Le pieux Gerwic, sans se décourager, revint à Morimond conjurer Othon, au nom de Jésus-Christ, d'avoir pitié de sa maison naissante et de ne pas le laisser repartir avec le regret d'avoir entrepris en vain un si long et si pénible voyage. Othon, touché de tant de foi, d'humilité et de patience, voulut rattacher à Morimond un homme animé si évidemment de l'esprit de Dieu, et un établissement qui lui semblait être une œuvre merveilleuse de la Providence; il lui donna six religieux, et lui remit une lettre par laquelle il priait l'abbé de Wolkenrode, de sa filiation, au diocèse de Mayence, d'ajouter sept autres religieux pour compléter le nombre de treize fixé par la règle, et de prendre le nouveau monastère sous sa dépendance immédiate (1).

(1) Les Tables de Morimond rapportent ce fait tel que nous l'avons raconté.

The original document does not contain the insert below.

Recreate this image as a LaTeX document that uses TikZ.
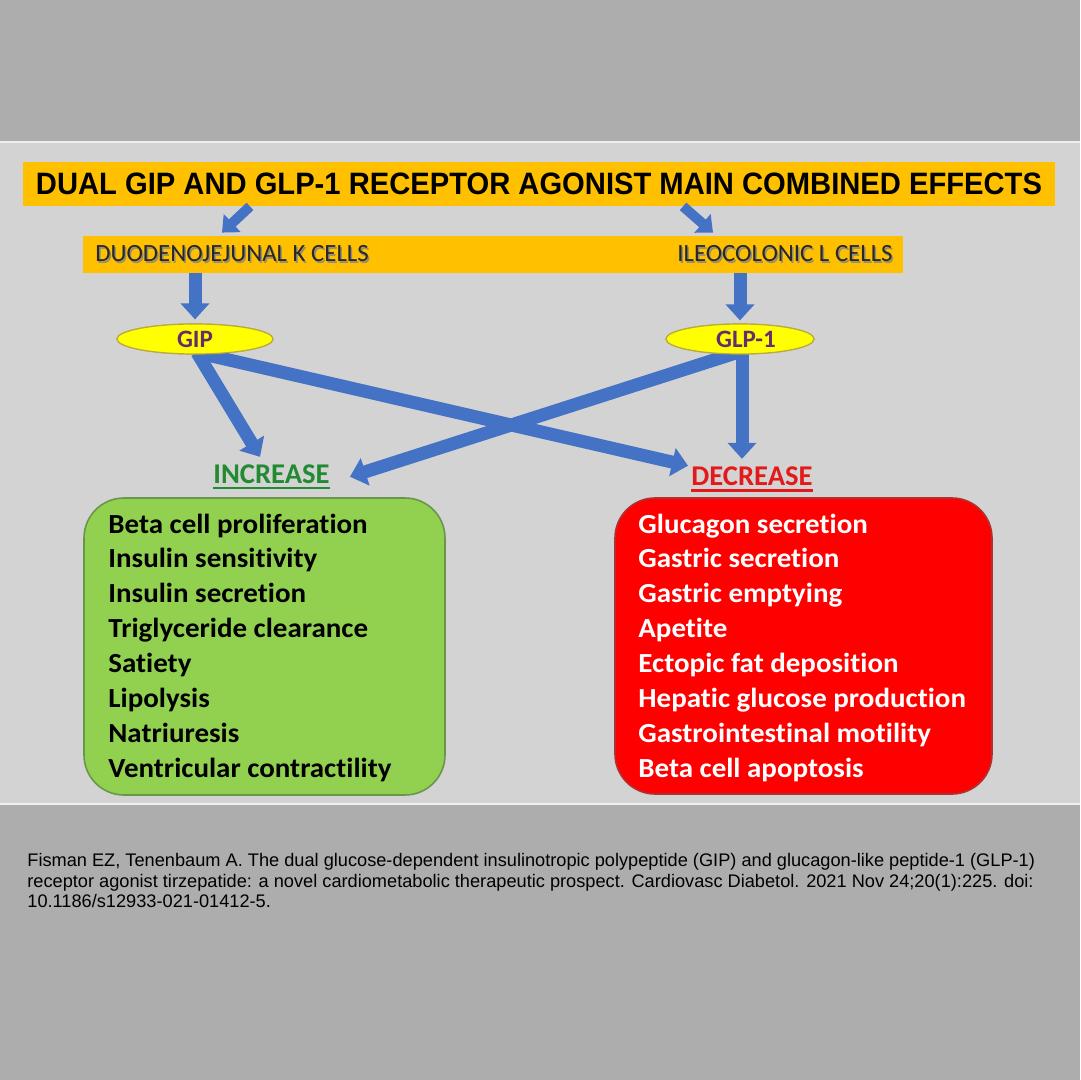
\documentclass[tikz,border=0pt]{standalone}
\usepackage{fontspec}
\usepackage{graphicx}
\setmainfont{Carlito}[Ligatures=NoCommon]
\newfontfamily\arialf{Liberation Sans}
\usetikzlibrary{shapes.geometric,arrows.meta}
\definecolor{bgout}{RGB}{173,173,173}
\definecolor{bgin}{RGB}{211,211,211}
\definecolor{bandline}{RGB}{236,239,244}
\definecolor{gold}{RGB}{255,192,0}
\definecolor{arrowblue}{RGB}{68,114,196}
\definecolor{ellyellow}{RGB}{255,255,0}
\definecolor{ellborder}{RGB}{185,170,60}
\definecolor{purpletxt}{RGB}{100,45,110}
\definecolor{incgreen}{RGB}{34,139,50}
\definecolor{decred}{RGB}{228,25,25}
\definecolor{boxgreen}{RGB}{146,208,80}
\definecolor{boxgreenedge}{RGB}{105,150,75}
\definecolor{boxred}{RGB}{255,0,0}
\definecolor{boxrededge}{RGB}{175,50,50}
\definecolor{celltxt}{RGB}{40,40,40}
\definecolor{cellshadow}{RGB}{150,140,110}
\begin{document}
\begin{tikzpicture}[x=0.5pt,y=-0.5pt,
  barrow/.style={draw=arrowblue,line width=6.5pt,-{Triangle[length=8pt,width=14pt]}},
  sarrow/.style={draw=arrowblue,line width=5pt,-{Triangle[length=7pt,width=12pt]}},
  goldbox/.style={rectangle,fill=gold,inner sep=0pt},
  cellfont/.style={font=\fontsize{12.4}{14}\selectfont,inner sep=0pt,anchor=base west},
  hormone/.style={ellipse,fill=ellyellow,draw=ellborder,line width=0.6pt,inner sep=0pt,
     minimum height=15pt,font=\bfseries\fontsize{12.5}{14}\selectfont,text=purpletxt},
  effect/.style={font=\bfseries\fontsize{14.3}{16}\selectfont,inner sep=0pt,anchor=base},
  listbox/.style={rectangle,rounded corners=20pt,line width=0.8pt,inner sep=0pt},
  listitem/.style={font=\bfseries\fontsize{13.8}{16}\selectfont,inner sep=0pt,anchor=base west},
  captxt/.style={font=\arialf\fontsize{9.1}{11}\selectfont,inner sep=0pt,anchor=base west,text=black}
]
\useasboundingbox (0,0) rectangle (1080,1080);
% background
\fill[bgout] (0,0) rectangle (1080,1080);
\fill[bgin] (0,142) rectangle (1080,803);
\draw[bandline,line width=1pt] (0,142) -- (1080,142);
\draw[bandline,line width=1pt] (0,803.5) -- (1080,803.5);

% title
\node[goldbox,minimum width=516pt,minimum height=22pt] (title) at (539,184)
  {\resizebox{503pt}{10.8pt}{\arialf\bfseries DUAL GIP AND GLP-1 RECEPTOR AGONIST MAIN COMBINED EFFECTS}};

% cells
\node[goldbox,minimum width=410pt,minimum height=18.5pt] (cells) at (493,254.5) {};
\node[cellfont,text=cellshadow] (kshadow) at (96.5,263.5) {DUODENOJEJUNAL K CELLS};
\node[cellfont,text=celltxt] (ktext) at (95,262) {DUODENOJEJUNAL K CELLS};
\node[cellfont,text=cellshadow] (lshadow) at (678.5,263.5) {ILEOCOLONIC L CELLS};
\node[cellfont,text=celltxt] (ltext) at (677,262) {ILEOCOLONIC L CELLS};

% hormones
\node[hormone,minimum width=78pt] (gip) at (195,339) {GIP};
\node[hormone,minimum width=74pt] (glp) at (740,339) {\hspace{6pt}GLP-1};

% effect labels
\node[effect,text=incgreen] (inc) at (271.5,483) {INCREASE};
\node[effect,text=decred] (dec) at (752,485) {DECREASE};
\draw[incgreen,line width=1.3pt] ([yshift=-2.5pt]inc.base west) -- ([yshift=-2.5pt]inc.base east);
\draw[decred,line width=1.3pt] ([yshift=-2.8pt]dec.base west) -- ([yshift=-2.8pt]dec.base east);

% boxes
\node[listbox,fill=boxgreen,draw=boxgreenedge,minimum width=180.5pt,minimum height=148.5pt] (gbox) at (264.5,646.5) {};
\node[listbox,fill=boxred,draw=boxrededge,minimum width=188.5pt,minimum height=148pt] (rbox) at (803.5,646) {};

\foreach \t [count=\i] in {Beta cell proliferation,Insulin sensitivity,Insulin secretion,Triglyceride clearance,Satiety,Lipolysis,Natriuresis,Ventricular contractility}
  \node[listitem,text=black] (g\i) at (108,{533+(\i-1)*34.9}) {\scalebox{1.05}[1]{\t}};
\foreach \t [count=\i] in {Glucagon secretion,Gastric secretion,Gastric emptying,Apetite,Ectopic fat deposition,Hepatic glucose production,Gastrointestinal motility,Beta cell apoptosis}
  \node[listitem,text=white] (r\i) at (638,{533+(\i-1)*34.9}) {\scalebox{1.05}[1]{\t}};

% arrows
\draw[sarrow] ([xshift=-144.5pt]title.south) -- ([xshift=-135.5pt,yshift=1.5pt]cells.north);
\draw[sarrow] ([xshift=72pt]title.south) -- ([xshift=110pt,yshift=1.5pt]cells.north);
\draw[barrow] ([xshift=-149pt]cells.south) -- ([yshift=2pt]gip.north);
\draw[barrow] ([xshift=123.5pt]cells.south) -- ([yshift=1.5pt]glp.north);
\draw[barrow] ([xshift=1pt,yshift=1pt]gip.south) -- ([xshift=-5.75pt,yshift=3.5pt]inc.north);
\draw[barrow] ([xshift=1pt,yshift=1pt]gip.south) -- ([xshift=-1.5pt,yshift=5pt]dec.west);
\draw[barrow] ([xshift=-1.5pt,yshift=1pt]glp.south) -- ([xshift=10pt,yshift=-1.5pt]inc.east);
\draw[barrow] ([xshift=1pt,yshift=1pt]glp.south) -- ([xshift=-5pt,yshift=3.5pt]dec.north);
% redraw ellipses over arrow starts
\node[hormone,minimum width=78pt] (gip2) at (gip.center) {GIP};
\node[hormone,minimum width=74pt] (glp2) at (glp.center) {\hspace{6pt}GLP-1};

% caption
\node[captxt] (c1) at (27,866.5) {Fisman EZ, Tenenbaum A. The dual glucose-dependent insulinotropic polypeptide (GIP) and glucagon-like peptide-1 (GLP-1)};
\node[captxt] (c2) at (27,887.5) {receptor agonist tirzepatide: a novel cardiometabolic therapeutic prospect. Cardiovasc Diabetol. 2021 Nov 24;20(1):225. doi:};
\node[captxt] (c3) at (27,907.5) {10.1186/s12933-021-01412-5.};
\end{tikzpicture}
\end{document}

Dans les Annales de Citeaux, il est dit que l'abbé Othon donna seulement à Gerwic une lettre pour l'abbé de Wolkenrode, et que ce dernier ne lui confia que trois religieux : tres suæ professionis monachos.

On voyait dans l'église de Waldsassen plus de cinquante mausolées des barons et des comtes de Liechtemberg, de Sulzbach, de Wirzburg, de Sparrenheit, de Velsenstein et aliorum cum in Nariscorum tum prætoriana terra habitantium.